Registration season vs exam day: when support is busiest
The best support strategy is to need support less. Two windows generate nearly all the panic: the final 48 hours of registration, and admit card download in the days before the exam. Both are predictable, and both get worse precisely because everyone waits until the end.
Support lines are busiest in exactly those windows. If your form fails at 11pm on deadline day, you are competing with thousands of others doing the same thing, and the helpline that answered in two rings last week now rings out. The fix is boring, and it works: do not be in that crowd.
- Register in the first half of the window. If a payment or upload fails with days to spare, you can sort it out calmly instead of in a 1am scramble.
- Keep a payment backup ready. If one card or UPI app fails, have a second method on hand before you start.
- Download the admit card the moment it releases, not on exam eve. Save a copy and print one early.
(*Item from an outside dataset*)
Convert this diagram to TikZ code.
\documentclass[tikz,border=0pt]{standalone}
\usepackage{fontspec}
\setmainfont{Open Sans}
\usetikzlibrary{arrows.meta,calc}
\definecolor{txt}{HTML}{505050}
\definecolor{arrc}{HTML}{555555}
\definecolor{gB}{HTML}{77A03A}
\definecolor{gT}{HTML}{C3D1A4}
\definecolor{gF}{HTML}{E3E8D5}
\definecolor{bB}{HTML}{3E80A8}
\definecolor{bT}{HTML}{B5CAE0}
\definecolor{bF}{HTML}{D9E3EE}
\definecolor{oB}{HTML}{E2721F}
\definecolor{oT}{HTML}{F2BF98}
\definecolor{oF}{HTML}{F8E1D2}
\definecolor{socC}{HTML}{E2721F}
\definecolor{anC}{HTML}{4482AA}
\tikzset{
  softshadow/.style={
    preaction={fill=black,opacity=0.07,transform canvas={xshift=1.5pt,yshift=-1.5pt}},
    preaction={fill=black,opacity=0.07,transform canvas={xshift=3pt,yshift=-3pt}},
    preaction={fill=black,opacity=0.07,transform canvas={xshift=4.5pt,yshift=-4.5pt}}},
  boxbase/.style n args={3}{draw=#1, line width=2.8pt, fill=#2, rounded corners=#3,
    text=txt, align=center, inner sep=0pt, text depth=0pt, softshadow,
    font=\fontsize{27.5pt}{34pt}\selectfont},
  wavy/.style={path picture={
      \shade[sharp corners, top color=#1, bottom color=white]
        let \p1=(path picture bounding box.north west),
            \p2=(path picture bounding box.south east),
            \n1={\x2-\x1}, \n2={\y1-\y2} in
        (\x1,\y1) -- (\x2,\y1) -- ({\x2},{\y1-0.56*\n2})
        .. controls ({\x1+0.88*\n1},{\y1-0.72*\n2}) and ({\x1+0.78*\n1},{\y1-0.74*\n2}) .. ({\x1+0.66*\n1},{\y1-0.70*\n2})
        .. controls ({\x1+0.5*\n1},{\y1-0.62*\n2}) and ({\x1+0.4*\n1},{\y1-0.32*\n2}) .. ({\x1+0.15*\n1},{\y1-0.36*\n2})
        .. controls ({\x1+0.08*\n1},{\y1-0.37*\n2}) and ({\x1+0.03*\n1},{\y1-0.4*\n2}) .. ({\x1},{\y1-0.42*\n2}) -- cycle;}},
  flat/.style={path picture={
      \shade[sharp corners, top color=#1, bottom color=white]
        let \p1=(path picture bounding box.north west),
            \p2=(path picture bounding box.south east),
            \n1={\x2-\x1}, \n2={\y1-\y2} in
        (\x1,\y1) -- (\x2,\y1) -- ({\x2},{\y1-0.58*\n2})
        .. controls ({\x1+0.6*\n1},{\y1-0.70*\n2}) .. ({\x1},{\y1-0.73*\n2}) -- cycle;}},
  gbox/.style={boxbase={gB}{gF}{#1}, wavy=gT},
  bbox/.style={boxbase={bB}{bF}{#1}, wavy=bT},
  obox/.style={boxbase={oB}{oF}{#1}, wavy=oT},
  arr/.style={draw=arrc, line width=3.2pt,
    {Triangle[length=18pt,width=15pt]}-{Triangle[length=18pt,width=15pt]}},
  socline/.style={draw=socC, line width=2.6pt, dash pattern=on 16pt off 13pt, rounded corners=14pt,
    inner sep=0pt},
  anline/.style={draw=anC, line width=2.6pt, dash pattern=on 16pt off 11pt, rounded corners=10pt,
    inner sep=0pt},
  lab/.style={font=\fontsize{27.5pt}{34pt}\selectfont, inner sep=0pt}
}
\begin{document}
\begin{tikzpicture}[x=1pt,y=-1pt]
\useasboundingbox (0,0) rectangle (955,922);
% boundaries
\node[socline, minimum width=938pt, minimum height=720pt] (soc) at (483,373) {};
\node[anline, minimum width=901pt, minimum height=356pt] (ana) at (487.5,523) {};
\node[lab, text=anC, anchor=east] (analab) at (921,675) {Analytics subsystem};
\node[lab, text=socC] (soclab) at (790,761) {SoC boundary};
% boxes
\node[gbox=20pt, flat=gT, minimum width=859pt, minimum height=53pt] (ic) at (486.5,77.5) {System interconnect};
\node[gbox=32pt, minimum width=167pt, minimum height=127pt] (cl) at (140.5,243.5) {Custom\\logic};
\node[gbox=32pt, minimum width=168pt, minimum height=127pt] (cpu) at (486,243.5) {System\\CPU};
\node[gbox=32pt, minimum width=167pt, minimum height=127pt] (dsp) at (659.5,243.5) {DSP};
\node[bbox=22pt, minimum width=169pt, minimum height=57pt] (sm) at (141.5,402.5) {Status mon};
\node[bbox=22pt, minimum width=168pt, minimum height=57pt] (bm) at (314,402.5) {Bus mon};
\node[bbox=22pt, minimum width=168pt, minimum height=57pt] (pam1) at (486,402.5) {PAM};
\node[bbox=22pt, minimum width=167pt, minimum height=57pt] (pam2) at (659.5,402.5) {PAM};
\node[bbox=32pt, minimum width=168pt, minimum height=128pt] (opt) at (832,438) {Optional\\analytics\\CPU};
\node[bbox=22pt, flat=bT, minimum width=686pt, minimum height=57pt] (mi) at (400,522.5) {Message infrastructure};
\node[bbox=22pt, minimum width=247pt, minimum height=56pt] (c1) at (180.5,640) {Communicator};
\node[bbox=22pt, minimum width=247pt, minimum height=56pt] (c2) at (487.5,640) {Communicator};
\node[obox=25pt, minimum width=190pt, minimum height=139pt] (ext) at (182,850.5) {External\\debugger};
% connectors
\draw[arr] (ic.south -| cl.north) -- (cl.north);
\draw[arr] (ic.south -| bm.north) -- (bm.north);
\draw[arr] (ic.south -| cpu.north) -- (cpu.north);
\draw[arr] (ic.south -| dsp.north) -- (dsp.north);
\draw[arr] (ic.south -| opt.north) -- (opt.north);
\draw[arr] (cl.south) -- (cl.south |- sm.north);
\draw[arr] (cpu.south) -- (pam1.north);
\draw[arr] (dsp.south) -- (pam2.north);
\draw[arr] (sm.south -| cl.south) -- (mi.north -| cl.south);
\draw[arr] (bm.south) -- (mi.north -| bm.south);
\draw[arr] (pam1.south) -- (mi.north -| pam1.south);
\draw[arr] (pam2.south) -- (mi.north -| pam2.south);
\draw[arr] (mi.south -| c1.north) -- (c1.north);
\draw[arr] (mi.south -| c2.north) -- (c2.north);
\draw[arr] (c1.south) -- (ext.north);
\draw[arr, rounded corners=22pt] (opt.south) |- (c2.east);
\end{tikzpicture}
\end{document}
- Use a stable connection and a normal desktop browser for the final submission, not a phone on patchy mobile data.
Knowing the calendar helps you sidestep the crush entirely. Keep the CAT 2026 important dates in front of you, and if worrying posts about the schedule changing reach you, check whether CAT 2026 is actually postponed before you act on a rumor. For prep that fits whatever time you have left, the CAT practice questions and the CAT score predictor help you spend study hours where they count.
The bottom line
- iimcat.ac.in and the official notification PDF are the only places to get the real CAT 2026 helpline number and support email. Ignore numbers pulled from forums.
- No official channel ever asks for your password, your OTP, or an extra payment. Treat any that does as a scam and walk away.
- Use email for anything with money or documents (you get a paper trail), the phone for urgent blockers, and the login portal for account-specific issues.
- Login and OTP issues resolve fastest, payment reconciliation can take a few working days, and document re-verification varies. These are typical patterns, not guarantees.
- Before contacting support, have your registration number, exact error text, transaction ID, and screenshots ready. Precise tickets get solved faster.
- For a deducted-but-unpaid payment, do not pay again immediately. Refresh, keep the reference, and escalate only after a working day or two.
- Register early and download your admit card the moment it releases. The deadline crush is the worst possible time to discover a problem.